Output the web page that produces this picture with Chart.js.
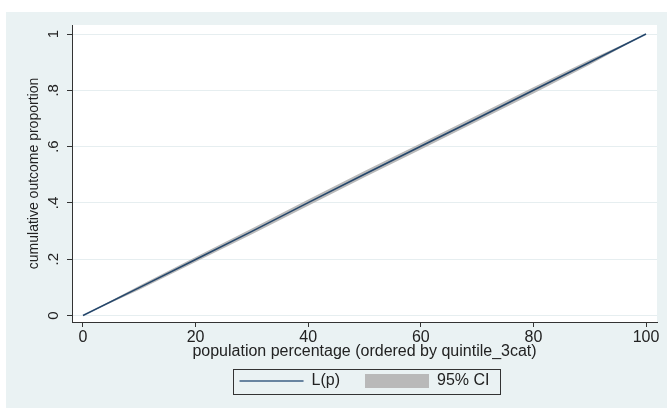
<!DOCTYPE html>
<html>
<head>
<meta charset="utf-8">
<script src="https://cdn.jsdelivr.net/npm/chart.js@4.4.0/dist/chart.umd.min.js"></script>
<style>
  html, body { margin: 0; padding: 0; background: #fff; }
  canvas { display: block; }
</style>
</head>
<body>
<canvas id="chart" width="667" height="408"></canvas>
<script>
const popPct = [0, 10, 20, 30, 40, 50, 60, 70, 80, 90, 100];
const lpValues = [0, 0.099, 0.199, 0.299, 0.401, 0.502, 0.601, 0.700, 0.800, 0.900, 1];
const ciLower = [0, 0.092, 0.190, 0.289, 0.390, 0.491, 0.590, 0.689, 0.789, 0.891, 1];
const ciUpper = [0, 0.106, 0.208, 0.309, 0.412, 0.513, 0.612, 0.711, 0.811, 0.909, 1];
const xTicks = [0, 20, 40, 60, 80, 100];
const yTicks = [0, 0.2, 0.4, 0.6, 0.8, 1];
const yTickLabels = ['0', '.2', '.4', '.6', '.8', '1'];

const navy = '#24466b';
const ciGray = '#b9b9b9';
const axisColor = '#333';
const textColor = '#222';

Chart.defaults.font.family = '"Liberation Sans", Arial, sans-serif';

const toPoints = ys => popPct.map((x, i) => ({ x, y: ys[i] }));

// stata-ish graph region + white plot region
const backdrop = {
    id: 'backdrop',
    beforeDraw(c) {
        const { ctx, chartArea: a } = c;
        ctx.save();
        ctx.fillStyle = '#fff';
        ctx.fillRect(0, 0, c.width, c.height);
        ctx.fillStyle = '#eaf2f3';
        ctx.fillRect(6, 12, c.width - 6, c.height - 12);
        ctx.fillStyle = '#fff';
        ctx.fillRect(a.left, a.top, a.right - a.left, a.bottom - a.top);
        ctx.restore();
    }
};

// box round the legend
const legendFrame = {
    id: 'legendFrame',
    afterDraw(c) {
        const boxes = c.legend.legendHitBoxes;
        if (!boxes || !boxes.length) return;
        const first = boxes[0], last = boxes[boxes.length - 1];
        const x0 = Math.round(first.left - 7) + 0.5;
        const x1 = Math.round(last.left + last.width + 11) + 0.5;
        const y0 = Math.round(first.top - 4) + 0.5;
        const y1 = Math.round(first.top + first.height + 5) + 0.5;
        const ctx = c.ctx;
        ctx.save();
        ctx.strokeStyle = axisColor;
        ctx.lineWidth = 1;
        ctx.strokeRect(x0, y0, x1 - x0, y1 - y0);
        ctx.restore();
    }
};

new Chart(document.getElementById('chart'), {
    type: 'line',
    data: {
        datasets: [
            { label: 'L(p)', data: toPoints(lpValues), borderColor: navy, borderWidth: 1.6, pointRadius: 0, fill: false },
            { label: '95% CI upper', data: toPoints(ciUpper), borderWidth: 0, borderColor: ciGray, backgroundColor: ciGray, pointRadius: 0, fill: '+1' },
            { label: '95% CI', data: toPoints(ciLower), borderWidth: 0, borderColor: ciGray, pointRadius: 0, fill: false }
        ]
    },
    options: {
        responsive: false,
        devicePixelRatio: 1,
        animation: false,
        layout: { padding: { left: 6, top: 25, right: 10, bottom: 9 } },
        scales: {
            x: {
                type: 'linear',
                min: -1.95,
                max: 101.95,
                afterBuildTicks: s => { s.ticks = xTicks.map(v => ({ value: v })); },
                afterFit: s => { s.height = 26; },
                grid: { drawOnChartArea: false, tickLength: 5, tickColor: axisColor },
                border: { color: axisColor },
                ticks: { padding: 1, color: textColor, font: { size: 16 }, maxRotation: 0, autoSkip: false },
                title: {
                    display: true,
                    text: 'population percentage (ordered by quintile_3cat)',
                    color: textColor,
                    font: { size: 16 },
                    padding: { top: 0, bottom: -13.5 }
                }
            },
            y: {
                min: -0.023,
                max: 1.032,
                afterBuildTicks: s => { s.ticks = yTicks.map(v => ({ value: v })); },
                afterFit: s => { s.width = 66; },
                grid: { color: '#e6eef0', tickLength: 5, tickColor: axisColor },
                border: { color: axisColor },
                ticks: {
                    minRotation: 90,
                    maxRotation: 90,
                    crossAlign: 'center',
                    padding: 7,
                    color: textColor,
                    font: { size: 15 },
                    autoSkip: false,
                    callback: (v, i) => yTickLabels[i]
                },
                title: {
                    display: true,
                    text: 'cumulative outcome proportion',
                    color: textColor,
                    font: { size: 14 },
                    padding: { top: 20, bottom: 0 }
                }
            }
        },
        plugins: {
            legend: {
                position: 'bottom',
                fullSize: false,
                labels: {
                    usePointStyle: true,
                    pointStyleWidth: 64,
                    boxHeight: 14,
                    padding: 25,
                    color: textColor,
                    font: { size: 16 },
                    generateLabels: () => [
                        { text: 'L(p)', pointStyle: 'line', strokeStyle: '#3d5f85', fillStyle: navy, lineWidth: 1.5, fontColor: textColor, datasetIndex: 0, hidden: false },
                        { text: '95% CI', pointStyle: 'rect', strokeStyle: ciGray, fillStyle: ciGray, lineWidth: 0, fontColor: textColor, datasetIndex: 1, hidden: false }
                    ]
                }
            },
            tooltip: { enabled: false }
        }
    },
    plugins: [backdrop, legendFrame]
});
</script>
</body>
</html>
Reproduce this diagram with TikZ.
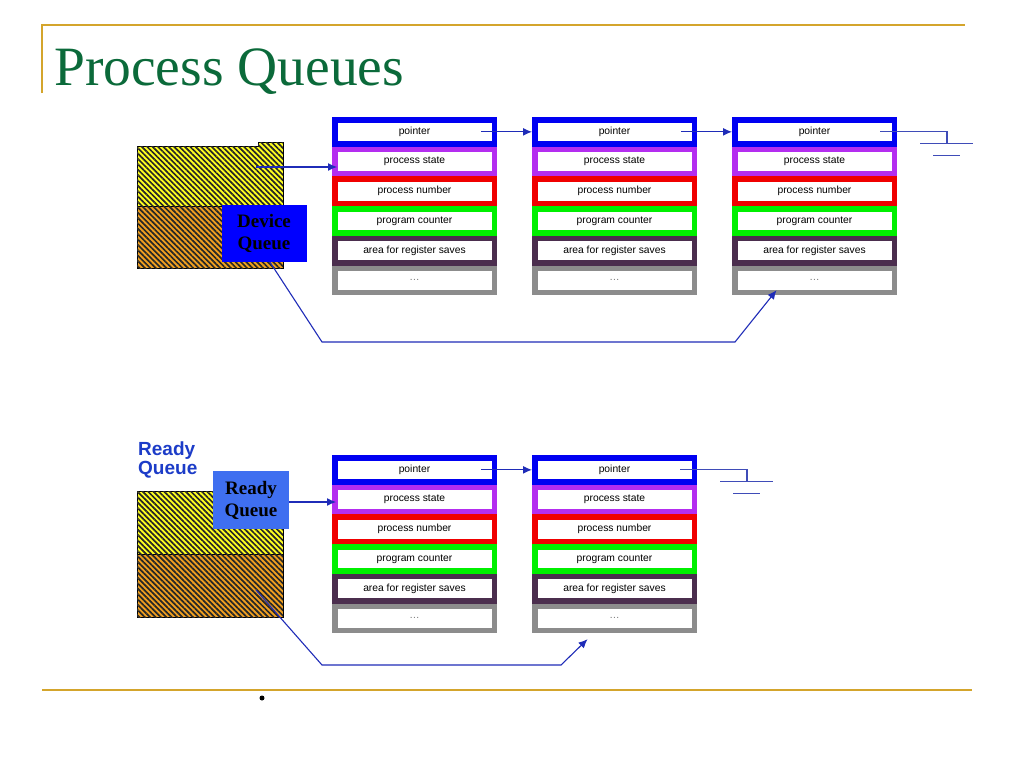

--- What to work on ---
Print out the material word for word, omitting the pictures.

--- Task answer ---
Output the web page that produces this picture with Chart.js.
<!DOCTYPE html>
<html>
<head>
<meta charset="utf-8">
<script src="https://cdn.jsdelivr.net/npm/chart.js@4.4.0/dist/chart.umd.min.js"></script>
<style>
  html, body { margin: 0; padding: 0; background: #fff; }
  canvas { display: block; }
</style>
</head>
<body>
<canvas id="chart" width="667" height="408"></canvas>
<script>
const popPct = [0, 10, 20, 30, 40, 50, 60, 70, 80, 90, 100];
const lpValues = [0, 0.099, 0.199, 0.299, 0.401, 0.502, 0.601, 0.700, 0.800, 0.900, 1];
const ciLower = [0, 0.092, 0.190, 0.289, 0.390, 0.491, 0.590, 0.689, 0.789, 0.891, 1];
const ciUpper = [0, 0.106, 0.208, 0.309, 0.412, 0.513, 0.612, 0.711, 0.811, 0.909, 1];
const xTicks = [0, 20, 40, 60, 80, 100];
const yTicks = [0, 0.2, 0.4, 0.6, 0.8, 1];
const yTickLabels = ['0', '.2', '.4', '.6', '.8', '1'];

const navy = '#24466b';
const ciGray = '#b9b9b9';
const axisColor = '#333';
const textColor = '#222';

Chart.defaults.font.family = '"Liberation Sans", Arial, sans-serif';

const toPoints = ys => popPct.map((x, i) => ({ x, y: ys[i] }));

// stata-ish graph region + white plot region
const backdrop = {
    id: 'backdrop',
    beforeDraw(c) {
        const { ctx, chartArea: a } = c;
        ctx.save();
        ctx.fillStyle = '#fff';
        ctx.fillRect(0, 0, c.width, c.height);
        ctx.fillStyle = '#eaf2f3';
        ctx.fillRect(6, 12, c.width - 6, c.height - 12);
        ctx.fillStyle = '#fff';
        ctx.fillRect(a.left, a.top, a.right - a.left, a.bottom - a.top);
        ctx.restore();
    }
};

// box round the legend
const legendFrame = {
    id: 'legendFrame',
    afterDraw(c) {
        const boxes = c.legend.legendHitBoxes;
        if (!boxes || !boxes.length) return;
        const first = boxes[0], last = boxes[boxes.length - 1];
        const x0 = Math.round(first.left - 7) + 0.5;
        const x1 = Math.round(last.left + last.width + 11) + 0.5;
        const y0 = Math.round(first.top - 4) + 0.5;
        const y1 = Math.round(first.top + first.height + 5) + 0.5;
        const ctx = c.ctx;
        ctx.save();
        ctx.strokeStyle = axisColor;
        ctx.lineWidth = 1;
        ctx.strokeRect(x0, y0, x1 - x0, y1 - y0);
        ctx.restore();
    }
};

new Chart(document.getElementById('chart'), {
    type: 'line',
    data: {
        datasets: [
            { label: 'L(p)', data: toPoints(lpValues), borderColor: navy, borderWidth: 1.6, pointRadius: 0, fill: false },
            { label: '95% CI upper', data: toPoints(ciUpper), borderWidth: 0, borderColor: ciGray, backgroundColor: ciGray, pointRadius: 0, fill: '+1' },
            { label: '95% CI', data: toPoints(ciLower), borderWidth: 0, borderColor: ciGray, pointRadius: 0, fill: false }
        ]
    },
    options: {
        responsive: false,
        devicePixelRatio: 1,
        animation: false,
        layout: { padding: { left: 6, top: 25, right: 10, bottom: 9 } },
        scales: {
            x: {
                type: 'linear',
                min: -1.95,
                max: 101.95,
                afterBuildTicks: s => { s.ticks = xTicks.map(v => ({ value: v })); },
                afterFit: s => { s.height = 26; },
                grid: { drawOnChartArea: false, tickLength: 5, tickColor: axisColor },
                border: { color: axisColor },
                ticks: { padding: 1, color: textColor, font: { size: 16 }, maxRotation: 0, autoSkip: false },
                title: {
                    display: true,
                    text: 'population percentage (ordered by quintile_3cat)',
                    color: textColor,
                    font: { size: 16 },
                    padding: { top: 0, bottom: -13.5 }
                }
            },
            y: {
                min: -0.023,
                max: 1.032,
                afterBuildTicks: s => { s.ticks = yTicks.map(v => ({ value: v })); },
                afterFit: s => { s.width = 66; },
                grid: { color: '#e6eef0', tickLength: 5, tickColor: axisColor },
                border: { color: axisColor },
                ticks: {
                    minRotation: 90,
                    maxRotation: 90,
                    crossAlign: 'center',
                    padding: 7,
                    color: textColor,
                    font: { size: 15 },
                    autoSkip: false,
                    callback: (v, i) => yTickLabels[i]
                },
                title: {
                    display: true,
                    text: 'cumulative outcome proportion',
                    color: textColor,
                    font: { size: 14 },
                    padding: { top: 20, bottom: 0 }
                }
            }
        },
        plugins: {
            legend: {
                position: 'bottom',
                fullSize: false,
                labels: {
                    usePointStyle: true,
                    pointStyleWidth: 64,
                    boxHeight: 14,
                    padding: 25,
                    color: textColor,
                    font: { size: 16 },
                    generateLabels: () => [
                        { text: 'L(p)', pointStyle: 'line', strokeStyle: '#3d5f85', fillStyle: navy, lineWidth: 1.5, fontColor: textColor, datasetIndex: 0, hidden: false },
                        { text: '95% CI', pointStyle: 'rect', strokeStyle: ciGray, fillStyle: ciGray, lineWidth: 0, fontColor: textColor, datasetIndex: 1, hidden: false }
                    ]
                }
            },
            tooltip: { enabled: false }
        }
    },
    plugins: [backdrop, legendFrame]
});
</script>
</body>
</html>
Reproduce this diagram with TikZ.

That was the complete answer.